There’s nothing wrong with writing to a foreign audience. And anyway, maybe many of us don’t read in order to be shown worlds we already know. But what about worlds we don’t know, within the worlds that we do know? This last part is what probably feels refreshing about the little green book I picked up on Friday. Its editor happens to be an Indian writer, but the content of the stories is not bound by some kind of identity marker, nothing that warrants definition or explanation. While I still do notice a discomfort in some of the writers as they describe a ‘local’ environment, that they may be unsure themselves of who they’re writing for, I still feel like I can spot myself in that audience. Forget Pakistan, Karachi itself is home to so many underworlds we will never truly know. And I’m sure those stories exist, but who is reading them? What language are they written in? Would anyone care to translate for an English-speaking Pakistani audience, that situates itself and even defines itself in relation to its own context, as opposed to a Western one?
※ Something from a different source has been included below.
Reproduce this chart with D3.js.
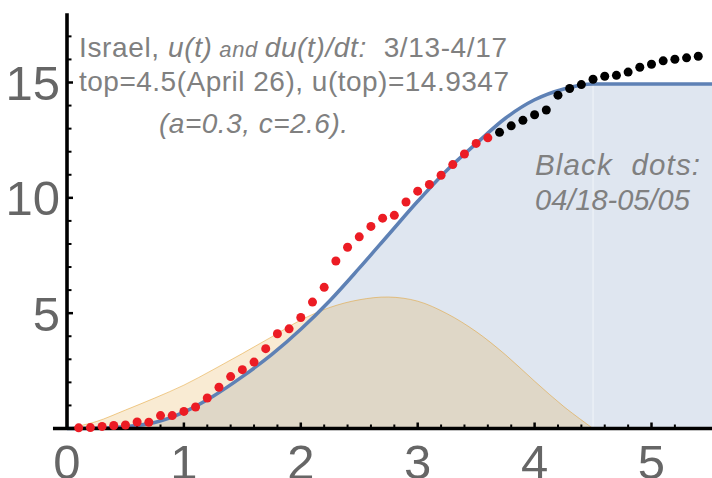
<!DOCTYPE html>
<html>
<head>
<meta charset="utf-8">
<script src="https://cdn.jsdelivr.net/npm/d3@7"></script>
<style>
  html, body { margin: 0; padding: 0; background: #fff; }
  svg { display: block; font-family: "Liberation Sans", Arial, sans-serif; }
  text { white-space: pre; }
</style>
</head>
<body>
<svg id="chart" width="712" height="478"></svg>
<script>
const width = 712;
const height = 478;

// model curve u(t)
const curveT = [0, 0.25, 0.5, 0.75, 1, 1.25, 1.5, 1.75, 2, 2.25, 2.5, 2.75, 3, 3.25, 3.5, 3.75, 4, 4.25, 4.5, 5.52];
const curveU = [0, 0.02, 0.08, 0.26, 0.71, 1.4, 2.25, 3.2, 4.3, 5.55, 6.95, 8.4, 9.85, 11.2, 12.35, 13.45, 14.25, 14.72, 14.9347, 14.9347];

// derivative du/dt
const derivT = [0, 0.25, 0.5, 0.75, 1, 1.25, 1.5, 1.75, 2, 2.25, 2.5, 2.75, 3, 3.25, 3.5, 3.75, 4, 4.25, 4.5];
const derivU = [0, 0.3, 0.8, 1.32, 1.88, 2.55, 3.25, 3.97, 4.7, 5.25, 5.58, 5.7, 5.52, 4.98, 4.2, 3.2, 2.05, 0.95, 0];

// data 3/13-4/17 (red)
const redT = [0.1, 0.2, 0.3, 0.4, 0.5, 0.6, 0.7, 0.8, 0.9, 1.0, 1.1, 1.2, 1.3, 1.4, 1.5, 1.6, 1.7, 1.8,
  1.9, 2.0, 2.1, 2.2, 2.3, 2.4, 2.5, 2.6, 2.7, 2.8, 2.9, 3.0, 3.1, 3.2, 3.3, 3.4, 3.5, 3.6];
const redU = [0.03, 0.04, 0.09, 0.13, 0.15, 0.28, 0.27, 0.56, 0.56, 0.74, 0.93, 1.32, 1.79, 2.25, 2.55, 2.88, 3.46, 4.11,
  4.32, 4.81, 5.48, 6.12, 7.26, 7.86, 8.31, 8.76, 9.12, 9.24, 9.82, 10.29, 10.58, 10.98, 11.44, 11.9, 12.36, 12.6];

// data 04/18-05/05 (black)
const blackT = [3.7, 3.8, 3.9, 4.0, 4.1, 4.2, 4.3, 4.4, 4.5, 4.6, 4.7, 4.8, 4.9, 5.0, 5.1, 5.2, 5.3, 5.4];
const blackU = [12.84, 13.12, 13.36, 13.6, 13.81, 14.45, 14.74, 14.91, 15.14, 15.27, 15.31, 15.45, 15.66, 15.79, 15.94, 16.01, 16.07, 16.14];

const xTicks = [0, 1, 2, 3, 4, 5];
const yTicks = [5, 10, 15];
const topT = 4.5;
const topU = 14.9347;

const x = d3.scaleLinear().domain([0, 5]).range([67, 651.5]);
const y = d3.scaleLinear().domain([0, 15]).range([428.5, 82.5]);
const xMin = -0.12, xMax = 5.52, yMax = 18;

const svg = d3.select("#chart");

const zip = (ts, us) => ts.map((t, i) => [t, us[i]]);

const area = d3.area()
  .x(d => x(d[0]))
  .y0(y(0))
  .y1(d => y(d[1]));
const line = d3.line()
  .x(d => x(d[0]))
  .y(d => y(d[1]));

const blue = "#5E81B5";
const orange = "#E19C24";

// fills
svg.append("path")
  .datum(zip(curveT, curveU))
  .attr("d", area.curve(d3.curveMonotoneX))
  .attr("fill", blue)
  .attr("fill-opacity", 0.2);
svg.append("path")
  .datum(zip(derivT, derivU))
  .attr("d", area.curve(d3.curveCatmullRom.alpha(0.5)))
  .attr("fill", orange)
  .attr("fill-opacity", 0.2);

// seam where the fill is split at top
svg.append("line")
  .attr("x1", x(topT)).attr("x2", x(topT))
  .attr("y1", y(0)).attr("y2", y(topU))
  .attr("stroke", "#fff")
  .attr("stroke-opacity", 0.6)
  .attr("stroke-width", 1);

svg.append("path")
  .datum(zip(derivT, derivU))
  .attr("d", line.curve(d3.curveCatmullRom.alpha(0.5)))
  .attr("fill", "none")
  .attr("stroke", orange)
  .attr("stroke-opacity", 0.5)
  .attr("stroke-width", 1);

svg.append("path")
  .datum(zip(curveT, curveU))
  .attr("d", line.curve(d3.curveMonotoneX))
  .attr("fill", "none")
  .attr("stroke", blue)
  .attr("stroke-width", 3.5);

// axes
const axes = svg.append("g");
axes.append("line")
  .attr("x1", x(xMin)).attr("x2", x(xMax))
  .attr("y1", y(0)).attr("y2", y(0))
  .attr("stroke", "#000").attr("stroke-width", 3.6);
axes.append("line")
  .attr("x1", x(0)).attr("x2", x(0))
  .attr("y1", y(0)).attr("y2", y(yMax))
  .attr("stroke", "#000").attr("stroke-width", 3.6);

const xMinor = d3.range(0, 27).map(i => i * 0.2).filter(v => v > 0.1);
axes.selectAll(".xt")
  .data(xMinor)
  .join("line")
  .attr("x1", d => x(d)).attr("x2", d => x(d))
  .attr("y1", y(0))
  .attr("y2", d => y(0) - (Math.abs(d - Math.round(d)) < 1e-6 ? 6 : 4))
  .attr("stroke", "#000")
  .attr("stroke-width", d => Math.abs(d - Math.round(d)) < 1e-6 ? 2.5 : 2);

const yMinor = d3.range(1, 18);
axes.selectAll(".yt")
  .data(yMinor)
  .join("line")
  .attr("y1", d => y(d)).attr("y2", d => y(d))
  .attr("x1", x(0))
  .attr("x2", d => x(0) + (d % 5 === 0 ? 6 : 4.5))
  .attr("stroke", "#000")
  .attr("stroke-width", d => d % 5 === 0 ? 2.5 : 2);

const tickColor = "#666666";
axes.selectAll(".xl")
  .data(xTicks)
  .join("text")
  .attr("x", d => x(d))
  .attr("y", 479)
  .attr("text-anchor", "middle")
  .attr("font-size", 49)
  .attr("fill", tickColor)
  .text(d => d);
axes.selectAll(".yl")
  .data(yTicks)
  .join("text")
  .attr("x", 60)
  .attr("y", d => y(d) + 17.5)
  .attr("text-anchor", "end")
  .attr("font-size", 49)
  .attr("fill", tickColor)
  .text(d => d);

// dots
svg.append("g").selectAll("circle")
  .data(zip(redT, redU))
  .join("circle")
  .attr("cx", d => x(d[0]))
  .attr("cy", d => y(d[1]))
  .attr("r", 4.5)
  .attr("fill", "#ec1c24");
svg.append("g").selectAll("circle")
  .data(zip(blackT, blackU))
  .join("circle")
  .attr("cx", d => x(d[0]))
  .attr("cy", d => y(d[1]))
  .attr("r", 4.5)
  .attr("fill", "#000");

// annotations
const noteColor = "#808080";
const t1 = svg.append("text")
  .attr("x", 79).attr("y", 57)
  .attr("font-size", 28)
  .attr("textLength", 428)
  .attr("lengthAdjust", "spacing")
  .attr("fill", noteColor);
t1.append("tspan").text("Israel, ");
t1.append("tspan").attr("font-style", "italic").text("u(t)");
t1.append("tspan").attr("font-style", "italic").attr("font-size", 22).text(" and ");
t1.append("tspan").attr("font-style", "italic").text("du(t)/dt:");
t1.append("tspan").text("  3/13-4/17");

svg.append("text")
  .attr("x", 79).attr("y", 91)
  .attr("font-size", 28)
  .attr("textLength", 430)
  .attr("lengthAdjust", "spacing")
  .attr("fill", noteColor)
  .text("top=4.5(April 26), u(top)=14.9347");

svg.append("text")
  .attr("x", 159).attr("y", 133)
  .attr("font-size", 28)
  .attr("textLength", 189)
  .attr("lengthAdjust", "spacing")
  .attr("font-style", "italic")
  .attr("fill", noteColor)
  .text("(a=0.3, c=2.6).");

svg.append("text")
  .attr("x", 535).attr("y", 175)
  .attr("font-size", 29.5)
  .attr("textLength", 165)
  .attr("lengthAdjust", "spacing")
  .attr("font-style", "italic")
  .attr("fill", noteColor)
  .text("Black  dots:");
svg.append("text")
  .attr("x", 535).attr("y", 210)
  .attr("font-size", 29)
  .attr("font-style", "italic")
  .attr("fill", noteColor)
  .text("04/18-05/05");
</script>
</body>
</html>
These are some questions. It’s nice to read about the subversive thoughts of an old Christian woman whose daughter wants to get rid of her by moving to Australia, written by an author who I tried to Google but could not find. It’s nice to recognize places and feelings and smells on a page without being told what they are, but just knowing by association, because of an existing intimacy with a place. An intimacy that doesn’t necessarily need to name itself.
I want to read about normalcy and normalness. Every single person is an entire universe of their own, but the true things that they will see, feel, hear, write, share will speak to some true thing in me, and someone else, and someone else. I wonder where the true decolonizing happens. I don’t want to say that we must strip away our identity markers, but maybe we need to do that sometimes. See our lives for what they are, rather than in relation to what they’re not. But maybe we need to see both to see anything at all. My growing understanding is that the answers lie in the questions.
Love this!! Relating so hard to treading the line of being a person living in Pakistan and writing about that as a matter of fact, and make it the primary lens of explanation everything has to go through. And increasingly, my discomfort with Pakistani literature too has become the ways in which we other ourselves. You’ve put words to something I’ve been carrying for a while.